Media sosial penuh dengan tayangan anak pejabat yang berpose dengan mobil sport miliaran rupiah, pesta ulang tahun mewah, hingga liburan ke luar negeri dengan gaya glamor.


Kasus Mario Dandy, anak pejabat pajak yang memamerkan mobil Rubicon dan Harley Davidson sebelum terlibat dalam kasus penganiayaan, hanyalah puncak gunung es. 


Di berbagai kementerian dan lembaga, pejabatnya dikenal bergelimang fasilitas dan gaya hidup berlebihan—sementara rakyat harus antre bantuan sosial untuk sekadar bertahan hidup.


Fenomena ini menjadi bahan pemberitaan media internasional, yang menggambarkan Indonesia sebagai negara dengan jurang lebar antara elit dan rakyat jelata. 


Hedonisme pejabat bukan hanya soal moral pribadi, tetapi mencerminkan ketidakadilan struktural yang membuat bangsa ini semakin kehilangan wibawa.


5. Korupsi Tak Berkesudahan: Konsistensi yang Memalukan


Di balik hiruk pikuk politik, penyakit lama tetap bercokol: korupsi. 


Dalam periode 2023–2024 saja, Komisi Pemberantasan Korupsi (KPK) mencatat puluhan kasus besar, mulai dari kasus korupsi pejabat kementerian hingga kepala daerah.
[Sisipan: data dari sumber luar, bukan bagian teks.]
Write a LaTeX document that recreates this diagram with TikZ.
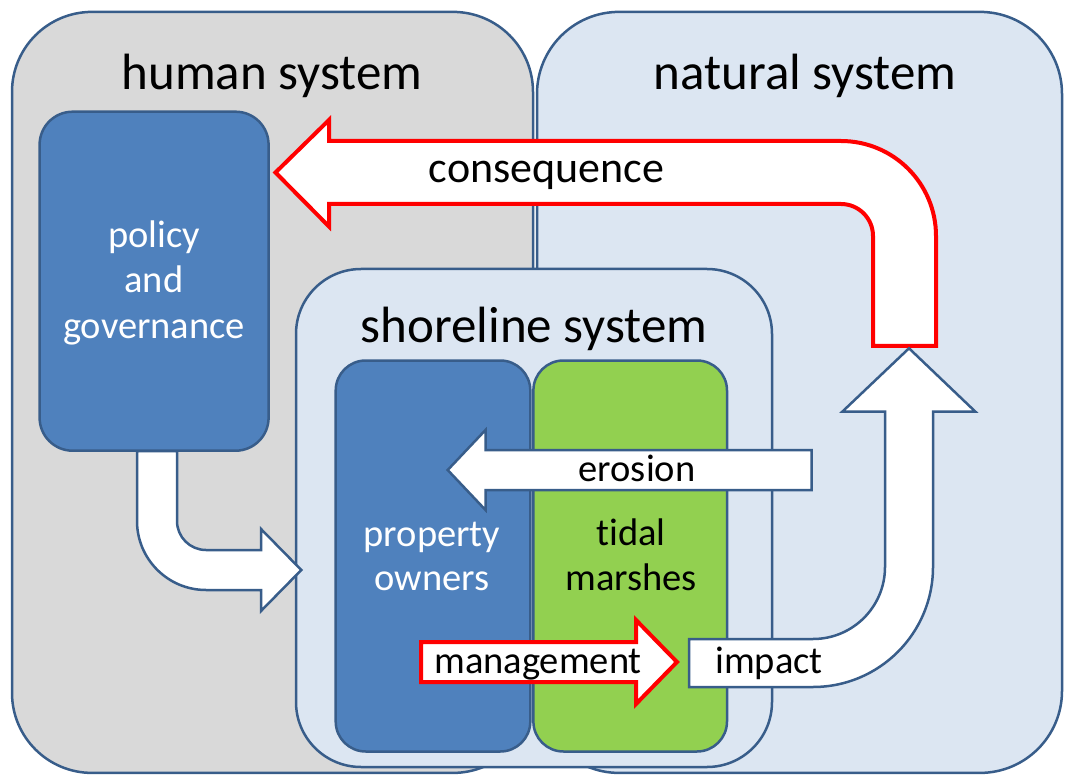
\documentclass[tikz,border=0pt]{standalone}
\usepackage{fontspec}
\setmainfont{Carlito}[Ligatures={NoCommon}]
\definecolor{bord}{HTML}{385D8A}
\definecolor{humanfill}{HTML}{D9D9D9}
\definecolor{natfill}{HTML}{DCE6F2}
\definecolor{actorfill}{HTML}{4F81BD}
\definecolor{marshfill}{HTML}{92D050}
\definecolor{redline}{HTML}{FF0000}
\begin{document}
\begin{tikzpicture}[x=1pt,y=-1pt,
  box/.style={draw=bord, line width=2.5pt, inner sep=0pt, outer sep=0pt},
  blockarrow/.style={draw=bord, fill=white, line width=2.5pt, line join=miter},
  redarrow/.style={draw=redline, fill=white, line width=4pt, line join=miter},
  title/.style={anchor=base, inner sep=0pt, font=\fontsize{51}{61}\selectfont},
  lbl/.style={anchor=base, inner sep=0pt, font=\fontsize{38.5}{46}\selectfont},
  wlbl/.style={lbl, text=white}]
\useasboundingbox (0,0) rectangle (1065,775);
% system boxes
\node[box, fill=humanfill, rounded corners=80pt, minimum width=521pt, minimum height=761pt] (human) at (272.5,392.4) {};
\node[box, fill=natfill, rounded corners=82pt, minimum width=525pt, minimum height=761pt] (natural) at (799.5,392.4) {};
\node[box, fill=natfill, rounded corners=65pt, minimum width=476pt, minimum height=498pt] (shore) at (534,518) {};
% policy -> shoreline arrow
\draw[blockarrow] (177,451) -- (177,521) .. controls (177,537) and (190,550) .. (206,550) -- (261,550) -- (261,529) -- (301.3,570) -- (261,611) -- (261,590) -- (206,590) .. controls (167.9,590) and (137,559.1) .. (137,521) -- (137,451) -- cycle;
% actor boxes
\node[box, fill=actorfill, rounded corners=33pt, minimum width=229pt, minimum height=339pt] (policy) at (154.1,281.2) {};
\node[box, fill=actorfill, rounded corners=30pt, minimum width=194.6pt, minimum height=391pt] (owners) at (433,556) {};
\node[box, fill=marshfill, rounded corners=30pt, minimum width=193.6pt, minimum height=391pt] (marsh) at (630.2,556) {};
% titles
\node[title] (thuman) at (272,90) {human system};
\node[title] (tnat) at (805,90) {natural system};
\node[title] (tshore) at (534,343) {shoreline system};
% box labels
\node[wlbl] (p1) at (154,248) {policy};
\node[wlbl] (p2) at (154,293) {and};
\node[wlbl] (p3) at (154,338) {governance};
\node[wlbl] (o1) at (432,546) {property};
\node[wlbl] (o2) at (432,590) {owners};
\node[lbl] (m1) at (631,545) {t\kern0pt idal};
\node[lbl] (m2) at (631,590) {marshes};
% consequence arrow
\draw[redarrow] (275.5,172.5) -- (329,120) -- (329,141) -- (841,141) .. controls (893.5,141) and (936,183.5) .. (936,236) -- (936,346) -- (873,346) -- (873,236) .. controls (873,218.3) and (858.7,204) .. (841,204) -- (329,204) -- (329,226.5) -- cycle;
\node[anchor=base, inner sep=0pt, font=\fontsize{44}{52}\selectfont] (cons) at (546.5,182.7) {consequence};
% erosion arrow
\draw[blockarrow] (447.7,470) -- (485.5,430) -- (485.5,450) -- (811.6,450) -- (811.6,490) -- (485.5,490) -- (485.5,510) -- cycle;
\node[lbl] (ero) at (637,481.7) {erosion};
% impact arrow
\draw[blockarrow] (689,639) -- (813,639) .. controls (852.8,639) and (885,606.8) .. (885,567) -- (885,411.7) -- (842.3,411.7) -- (909,348.3) -- (975.4,411.7) -- (933,411.7) -- (933,567) .. controls (933,633.3) and (879.3,687) .. (813,687) -- (689,687) -- cycle;
\node[lbl] (imp) at (769,673) {impact};
% management arrow
\draw[redarrow] (421,642) -- (636,642) -- (636,620) -- (677,662) -- (636,704) -- (636,682) -- (421,682) -- cycle;
\node[lbl] (mgmt) at (538,673) {management};
\end{tikzpicture}
\end{document}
Ironisnya, KPK sendiri semakin dilemahkan oleh revisi undang-undang dan intervensi politik.


Laporan Transparency International menempatkan Indonesia di peringkat ke-115 dari 180 negara dalam Indeks Persepsi Korupsi 2023, dengan skor hanya 34. 


Dunia melihat Indonesia sebagai negara dengan sumber daya alam melimpah, namun terus gagal melawan korupsi karena para pejabatnya justru menjadi bagian dari masalah.


Penutup: Saatnya Berhenti Menanggung Malu


Sepuluh tahun terakhir menunjukkan bahwa luka bangsa ini bukan sekadar kesalahan individu, melainkan hasil dari sistem politik yang dikendalikan segelintir elit. 


Dari ijazah palsu yang tak pernah tuntas, nepotisme telanjang, represi berdarah, hedonisme pejabat, hingga korupsi yang tiada henti—semuanya telah mempermalukan Indonesia di mata dunia.


Kini pertanyaan mendesak bagi rakyat adalah: sampai kapan kita rela dipermalukan oleh para pemimpin yang menukar masa depan bangsa dengan ambisi pribadi, pesta kekuasaan, dan kepentingan keluarga?